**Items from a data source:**
>> start

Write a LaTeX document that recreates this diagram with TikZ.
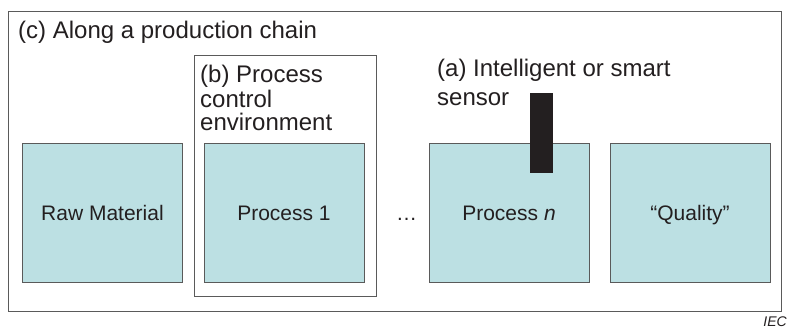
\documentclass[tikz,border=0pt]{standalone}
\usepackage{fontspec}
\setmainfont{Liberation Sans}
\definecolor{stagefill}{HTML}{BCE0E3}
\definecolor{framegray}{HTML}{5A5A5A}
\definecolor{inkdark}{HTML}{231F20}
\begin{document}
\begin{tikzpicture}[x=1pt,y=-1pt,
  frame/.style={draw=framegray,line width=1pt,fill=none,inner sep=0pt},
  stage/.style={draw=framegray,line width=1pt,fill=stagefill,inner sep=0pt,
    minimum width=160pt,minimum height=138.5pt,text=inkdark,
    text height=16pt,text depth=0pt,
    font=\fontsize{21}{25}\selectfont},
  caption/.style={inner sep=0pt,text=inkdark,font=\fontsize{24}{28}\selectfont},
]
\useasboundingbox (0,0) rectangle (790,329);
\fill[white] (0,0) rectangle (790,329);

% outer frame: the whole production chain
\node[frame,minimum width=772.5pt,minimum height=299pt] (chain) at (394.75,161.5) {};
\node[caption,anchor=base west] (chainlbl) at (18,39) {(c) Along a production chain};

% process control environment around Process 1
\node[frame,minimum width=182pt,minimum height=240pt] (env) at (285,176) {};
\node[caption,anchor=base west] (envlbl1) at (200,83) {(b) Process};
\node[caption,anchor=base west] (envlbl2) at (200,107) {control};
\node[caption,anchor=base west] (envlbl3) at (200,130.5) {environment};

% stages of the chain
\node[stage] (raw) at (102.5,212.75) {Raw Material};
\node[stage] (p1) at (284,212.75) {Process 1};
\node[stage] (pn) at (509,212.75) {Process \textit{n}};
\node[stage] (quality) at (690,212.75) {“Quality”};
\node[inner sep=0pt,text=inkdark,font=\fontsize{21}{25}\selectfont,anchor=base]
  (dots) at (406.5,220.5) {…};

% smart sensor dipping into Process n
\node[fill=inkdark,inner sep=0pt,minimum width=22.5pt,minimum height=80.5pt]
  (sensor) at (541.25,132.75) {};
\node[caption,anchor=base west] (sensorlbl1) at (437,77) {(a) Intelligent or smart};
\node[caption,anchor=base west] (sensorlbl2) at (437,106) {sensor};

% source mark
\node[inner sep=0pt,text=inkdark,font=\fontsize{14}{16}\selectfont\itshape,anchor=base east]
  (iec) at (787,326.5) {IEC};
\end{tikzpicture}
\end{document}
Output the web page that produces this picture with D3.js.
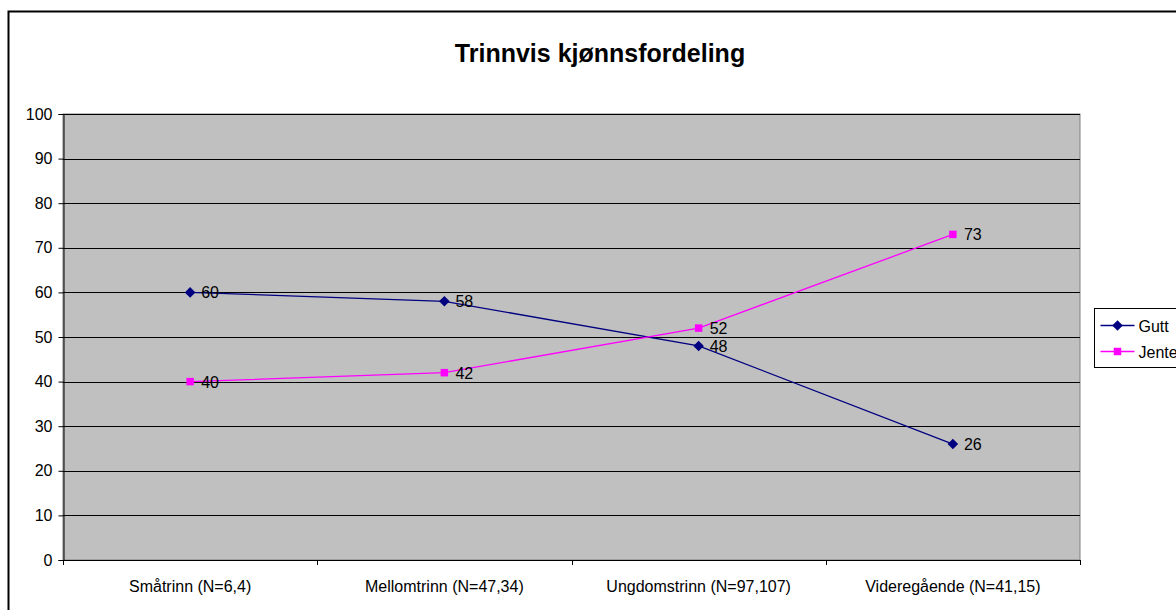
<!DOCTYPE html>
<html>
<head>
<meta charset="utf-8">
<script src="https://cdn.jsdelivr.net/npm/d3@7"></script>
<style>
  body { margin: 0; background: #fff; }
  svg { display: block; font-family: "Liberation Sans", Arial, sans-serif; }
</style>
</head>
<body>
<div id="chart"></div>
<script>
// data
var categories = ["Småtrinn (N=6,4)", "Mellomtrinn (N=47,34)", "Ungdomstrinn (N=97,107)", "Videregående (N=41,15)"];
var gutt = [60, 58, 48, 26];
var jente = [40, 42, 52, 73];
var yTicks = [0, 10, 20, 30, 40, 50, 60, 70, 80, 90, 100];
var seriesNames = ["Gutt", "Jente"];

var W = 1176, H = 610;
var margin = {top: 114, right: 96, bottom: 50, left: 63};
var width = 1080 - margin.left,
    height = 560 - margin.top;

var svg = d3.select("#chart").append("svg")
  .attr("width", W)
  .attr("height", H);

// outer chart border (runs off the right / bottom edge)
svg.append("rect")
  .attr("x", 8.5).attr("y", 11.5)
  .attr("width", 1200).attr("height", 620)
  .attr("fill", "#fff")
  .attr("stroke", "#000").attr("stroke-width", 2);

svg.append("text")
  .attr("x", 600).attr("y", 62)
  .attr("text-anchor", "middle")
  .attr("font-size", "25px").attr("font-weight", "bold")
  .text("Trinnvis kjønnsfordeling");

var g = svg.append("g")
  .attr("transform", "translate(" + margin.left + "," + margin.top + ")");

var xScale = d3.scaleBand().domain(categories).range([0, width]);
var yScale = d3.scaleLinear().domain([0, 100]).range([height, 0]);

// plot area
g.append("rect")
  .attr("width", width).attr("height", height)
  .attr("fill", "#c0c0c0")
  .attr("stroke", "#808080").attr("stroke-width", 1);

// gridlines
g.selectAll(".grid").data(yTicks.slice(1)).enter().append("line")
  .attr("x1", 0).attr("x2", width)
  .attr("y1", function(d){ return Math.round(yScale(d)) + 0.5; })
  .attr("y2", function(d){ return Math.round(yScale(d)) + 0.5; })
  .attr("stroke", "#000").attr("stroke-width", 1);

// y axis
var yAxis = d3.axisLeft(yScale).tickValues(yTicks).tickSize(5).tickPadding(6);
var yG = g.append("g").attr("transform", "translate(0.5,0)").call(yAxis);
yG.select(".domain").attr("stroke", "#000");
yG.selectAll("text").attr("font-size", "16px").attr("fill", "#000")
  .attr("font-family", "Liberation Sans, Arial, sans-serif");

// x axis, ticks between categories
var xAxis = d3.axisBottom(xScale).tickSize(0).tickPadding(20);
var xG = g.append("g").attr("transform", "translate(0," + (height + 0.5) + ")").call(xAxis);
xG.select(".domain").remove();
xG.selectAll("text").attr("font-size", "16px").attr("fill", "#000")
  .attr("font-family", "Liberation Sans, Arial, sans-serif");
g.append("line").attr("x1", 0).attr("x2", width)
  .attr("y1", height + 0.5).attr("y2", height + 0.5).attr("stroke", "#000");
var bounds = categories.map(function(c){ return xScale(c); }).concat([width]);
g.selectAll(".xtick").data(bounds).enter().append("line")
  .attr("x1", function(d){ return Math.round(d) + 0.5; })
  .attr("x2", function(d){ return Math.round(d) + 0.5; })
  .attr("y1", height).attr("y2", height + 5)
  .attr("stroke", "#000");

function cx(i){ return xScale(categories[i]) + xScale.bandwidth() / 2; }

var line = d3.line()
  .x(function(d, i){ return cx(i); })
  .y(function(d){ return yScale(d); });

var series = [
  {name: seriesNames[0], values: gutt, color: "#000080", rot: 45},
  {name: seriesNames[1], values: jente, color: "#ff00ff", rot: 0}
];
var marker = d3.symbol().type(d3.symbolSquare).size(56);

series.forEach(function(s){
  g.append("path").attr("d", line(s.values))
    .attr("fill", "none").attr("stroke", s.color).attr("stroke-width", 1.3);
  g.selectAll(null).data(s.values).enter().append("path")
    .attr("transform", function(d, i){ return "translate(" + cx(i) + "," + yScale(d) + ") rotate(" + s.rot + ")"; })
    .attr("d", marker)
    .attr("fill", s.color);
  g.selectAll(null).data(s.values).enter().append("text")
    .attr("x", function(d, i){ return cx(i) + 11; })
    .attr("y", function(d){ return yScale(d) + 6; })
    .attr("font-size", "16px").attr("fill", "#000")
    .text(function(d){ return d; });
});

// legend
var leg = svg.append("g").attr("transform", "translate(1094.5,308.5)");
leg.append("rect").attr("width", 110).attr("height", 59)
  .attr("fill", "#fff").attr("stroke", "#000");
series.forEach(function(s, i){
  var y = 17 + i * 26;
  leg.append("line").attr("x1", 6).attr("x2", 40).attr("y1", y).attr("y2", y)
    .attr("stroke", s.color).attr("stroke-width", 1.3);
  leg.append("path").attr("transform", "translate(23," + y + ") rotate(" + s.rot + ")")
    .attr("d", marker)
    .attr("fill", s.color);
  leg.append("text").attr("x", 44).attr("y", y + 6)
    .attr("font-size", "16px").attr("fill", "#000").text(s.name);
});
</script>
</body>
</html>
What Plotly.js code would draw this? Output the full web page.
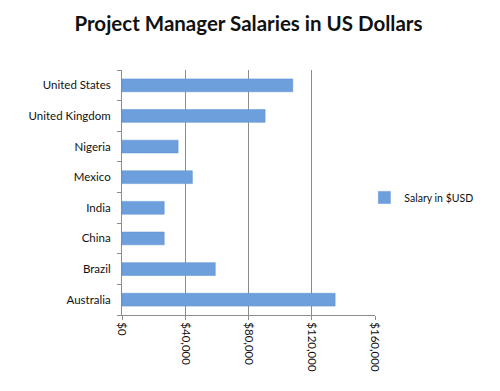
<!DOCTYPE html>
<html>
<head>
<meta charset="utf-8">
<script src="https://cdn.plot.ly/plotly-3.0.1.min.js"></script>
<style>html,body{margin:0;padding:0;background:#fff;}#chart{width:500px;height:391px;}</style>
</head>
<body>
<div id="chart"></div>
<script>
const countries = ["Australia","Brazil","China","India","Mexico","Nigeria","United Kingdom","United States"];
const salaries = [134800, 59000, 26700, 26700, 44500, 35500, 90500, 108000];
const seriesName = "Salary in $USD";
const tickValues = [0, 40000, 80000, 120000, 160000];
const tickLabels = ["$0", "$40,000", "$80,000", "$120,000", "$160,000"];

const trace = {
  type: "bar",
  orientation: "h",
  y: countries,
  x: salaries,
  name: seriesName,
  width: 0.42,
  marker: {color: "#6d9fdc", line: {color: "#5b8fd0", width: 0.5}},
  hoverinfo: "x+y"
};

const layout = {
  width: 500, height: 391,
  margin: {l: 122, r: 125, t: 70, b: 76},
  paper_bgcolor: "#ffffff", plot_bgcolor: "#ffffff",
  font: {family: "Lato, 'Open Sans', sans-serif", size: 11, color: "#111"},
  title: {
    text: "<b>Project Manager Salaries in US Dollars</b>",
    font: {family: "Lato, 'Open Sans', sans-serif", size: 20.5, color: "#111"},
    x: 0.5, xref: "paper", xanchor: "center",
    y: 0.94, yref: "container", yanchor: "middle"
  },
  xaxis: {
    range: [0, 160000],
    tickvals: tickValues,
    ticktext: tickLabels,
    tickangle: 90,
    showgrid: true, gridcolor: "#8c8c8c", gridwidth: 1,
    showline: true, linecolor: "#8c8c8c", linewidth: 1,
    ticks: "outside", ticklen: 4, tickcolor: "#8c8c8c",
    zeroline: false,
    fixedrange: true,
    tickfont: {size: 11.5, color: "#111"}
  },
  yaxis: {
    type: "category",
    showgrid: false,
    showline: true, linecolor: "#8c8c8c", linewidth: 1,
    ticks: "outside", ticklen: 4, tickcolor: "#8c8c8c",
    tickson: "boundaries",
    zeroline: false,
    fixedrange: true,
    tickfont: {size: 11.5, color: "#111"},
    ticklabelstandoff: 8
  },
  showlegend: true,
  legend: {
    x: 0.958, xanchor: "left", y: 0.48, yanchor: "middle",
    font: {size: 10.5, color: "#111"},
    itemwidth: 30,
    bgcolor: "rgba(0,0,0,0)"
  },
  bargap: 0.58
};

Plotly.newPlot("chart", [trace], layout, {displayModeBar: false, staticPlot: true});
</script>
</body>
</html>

>> end

**Goal:** Take the records above from their first line through the line with "west] (chainlbl) at" and set those lines down word for word, minus the pictures.

**Solution to this task:**
Write a LaTeX document that recreates this diagram with TikZ.
\documentclass[tikz,border=0pt]{standalone}
\usepackage{fontspec}
\setmainfont{Liberation Sans}
\definecolor{stagefill}{HTML}{BCE0E3}
\definecolor{framegray}{HTML}{5A5A5A}
\definecolor{inkdark}{HTML}{231F20}
\begin{document}
\begin{tikzpicture}[x=1pt,y=-1pt,
  frame/.style={draw=framegray,line width=1pt,fill=none,inner sep=0pt},
  stage/.style={draw=framegray,line width=1pt,fill=stagefill,inner sep=0pt,
    minimum width=160pt,minimum height=138.5pt,text=inkdark,
    text height=16pt,text depth=0pt,
    font=\fontsize{21}{25}\selectfont},
  caption/.style={inner sep=0pt,text=inkdark,font=\fontsize{24}{28}\selectfont},
]
\useasboundingbox (0,0) rectangle (790,329);
\fill[white] (0,0) rectangle (790,329);

% outer frame: the whole production chain
\node[frame,minimum width=772.5pt,minimum height=299pt] (chain) at (394.75,161.5) {};
\node[caption,anchor=base west] (chainlbl) at (18,39) {(c) Along a production chain};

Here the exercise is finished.